Instruction: Give a verbatim copy of the lines below, minus the pictures.

Supplied data:
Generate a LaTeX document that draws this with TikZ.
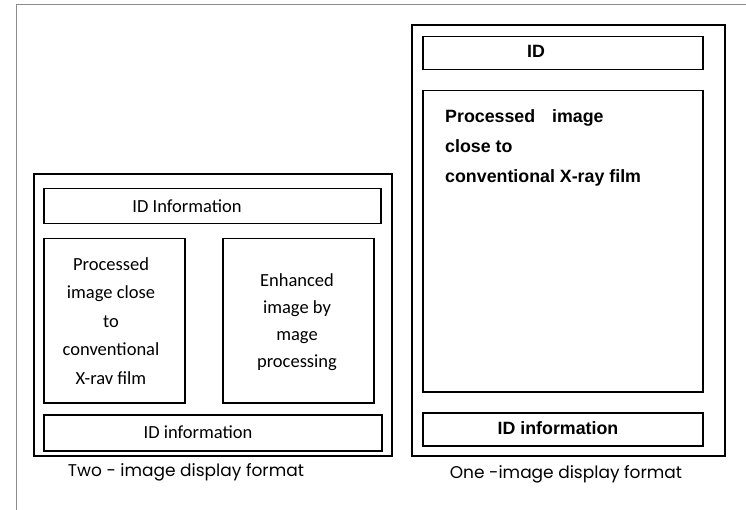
\documentclass[tikz,border=0pt]{standalone}
\usepackage{fontspec}
\newfontfamily\narrowfont{Carlito}
\newfontfamily\arialfont{Liberation Sans}
\newfontfamily\capfont{Poppins}
\begin{document}
\begin{tikzpicture}[x=1pt,y=-1pt,
  frame/.style={draw=black!45, line width=0.8pt},
  panel/.style={draw, line width=1.6pt, inner sep=0pt, anchor=north west},
  field/.style={draw, line width=1.5pt, inner sep=0pt, anchor=north west},
  ltext/.style={font=\narrowfont\fontsize{18.5}{28.5}\selectfont, align=center, inner sep=0pt},
  rtext/.style={font=\arialfont\bfseries\fontsize{17.8}{30}\selectfont, inner sep=0pt},
  caption/.style={font=\capfont\fontsize{17}{20}\selectfont, inner sep=0pt}]
  \useasboundingbox (0,0) rectangle (746,510);
  % page frame
  \coordinate (f0) at (16,510);
  \coordinate (f1) at (16,4);
  \coordinate (f2) at (746,4);
  \draw[frame] (f0) -- (f1) -- (f2);

  % two-image display format
  \node[panel, minimum width=358, minimum height=282] (lpanel) at (33,173) {};
  \node[field, minimum width=337, minimum height=35] (lid) at (43,188) {};
  \node[ltext] (lidt) at (187,206) {ID Information};
  \node[field, minimum width=141, minimum height=164] (limgA) at (43,238) {};
  \node[ltext] (limgAt) at (111,321) {Processed\\image close\\to\\conventional\\X-rav film};
  \node[field, minimum width=151, minimum height=164] (limgB) at (222,238) {};
  \node[ltext, font=\narrowfont\fontsize{18.5}{27}\selectfont] (limgBt) at (297,322)
    {Enhanced\\image by\\mage\\processing};
  \node[field, minimum width=338, minimum height=36] (linfo) at (43,414) {};
  \node[ltext] (linfot) at (198,432) {ID information};
  \node[caption] (lcap) at (186,472) {Two - image display format};

  % one-image display format
  \node[panel, minimum width=313, minimum height=431] (rpanel) at (411,24) {};
  \node[field, minimum width=280, minimum height=33] (rid) at (422,36) {};
  \node[rtext] (ridt) at (536,51) {ID};
  \node[field, minimum width=280, minimum height=301] (rimg) at (422,90) {};
  \node[rtext, anchor=west, align=left] (rimgt) at (445,148)
    {Processed\hspace{0.95em}image\\close to\\conventional X-ray film};
  \node[field, minimum width=280, minimum height=33] (rinfo) at (422,412) {};
  \node[rtext] (rinfot) at (558,428) {ID information};
  \node[caption] (rcap) at (566,474) {One -image display format};
\end{tikzpicture}
\end{document}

Finished exercise:
Generate a LaTeX document that draws this with TikZ.
\documentclass[tikz,border=0pt]{standalone}
\usepackage{fontspec}
\newfontfamily\narrowfont{Carlito}
\newfontfamily\arialfont{Liberation Sans}
\newfontfamily\capfont{Poppins}
\begin{document}
\begin{tikzpicture}[x=1pt,y=-1pt,
  frame/.style={draw=black!45, line width=0.8pt},
  panel/.style={draw, line width=1.6pt, inner sep=0pt, anchor=north west},
  field/.style={draw, line width=1.5pt, inner sep=0pt, anchor=north west},
  ltext/.style={font=\narrowfont\fontsize{18.5}{28.5}\selectfont, align=center, inner sep=0pt},
  rtext/.style={font=\arialfont\bfseries\fontsize{17.8}{30}\selectfont, inner sep=0pt},
  caption/.style={font=\capfont\fontsize{17}{20}\selectfont, inner sep=0pt}]
  \useasboundingbox (0,0) rectangle (746,510);
  % page frame
  \coordinate (f0) at (16,510);
  \coordinate (f1) at (16,4);
  \coordinate (f2) at (746,4);
  \draw[frame] (f0) -- (f1) -- (f2);

  % two-image display format
  \node[panel, minimum width=358, minimum height=282] (lpanel) at (33,173) {};
  \node[field, minimum width=337, minimum height=35] (lid) at (43,188) {};
  \node[ltext] (lidt) at (187,206) {ID Information};
  \node[field, minimum width=141, minimum height=164] (limgA) at (43,238) {};
  \node[ltext] (limgAt) at (111,321) {Processed\\image close\\to\\conventional\\X-rav film};
  \node[field, minimum width=151, minimum height=164] (limgB) at (222,238) {};
  \node[ltext, font=\narrowfont\fontsize{18.5}{27}\selectfont] (limgBt) at (297,322)
    {Enhanced\\image by\\mage\\processing};
  \node[field, minimum width=338, minimum height=36] (linfo) at (43,414) {};
  \node[ltext] (linfot) at (198,432) {ID information};
  \node[caption] (lcap) at (186,472) {Two - image display format};

  % one-image display format
  \node[panel, minimum width=313, minimum height=431] (rpanel) at (411,24) {};
  \node[field, minimum width=280, minimum height=33] (rid) at (422,36) {};
  \node[rtext] (ridt) at (536,51) {ID};
  \node[field, minimum width=280, minimum height=301] (rimg) at (422,90) {};
  \node[rtext, anchor=west, align=left] (rimgt) at (445,148)
    {Processed\hspace{0.95em}image\\close to\\conventional X-ray film};
  \node[field, minimum width=280, minimum height=33] (rinfo) at (422,412) {};
  \node[rtext] (rinfot) at (558,428) {ID information};
  \node[caption] (rcap) at (566,474) {One -image display format};
\end{tikzpicture}
\end{document}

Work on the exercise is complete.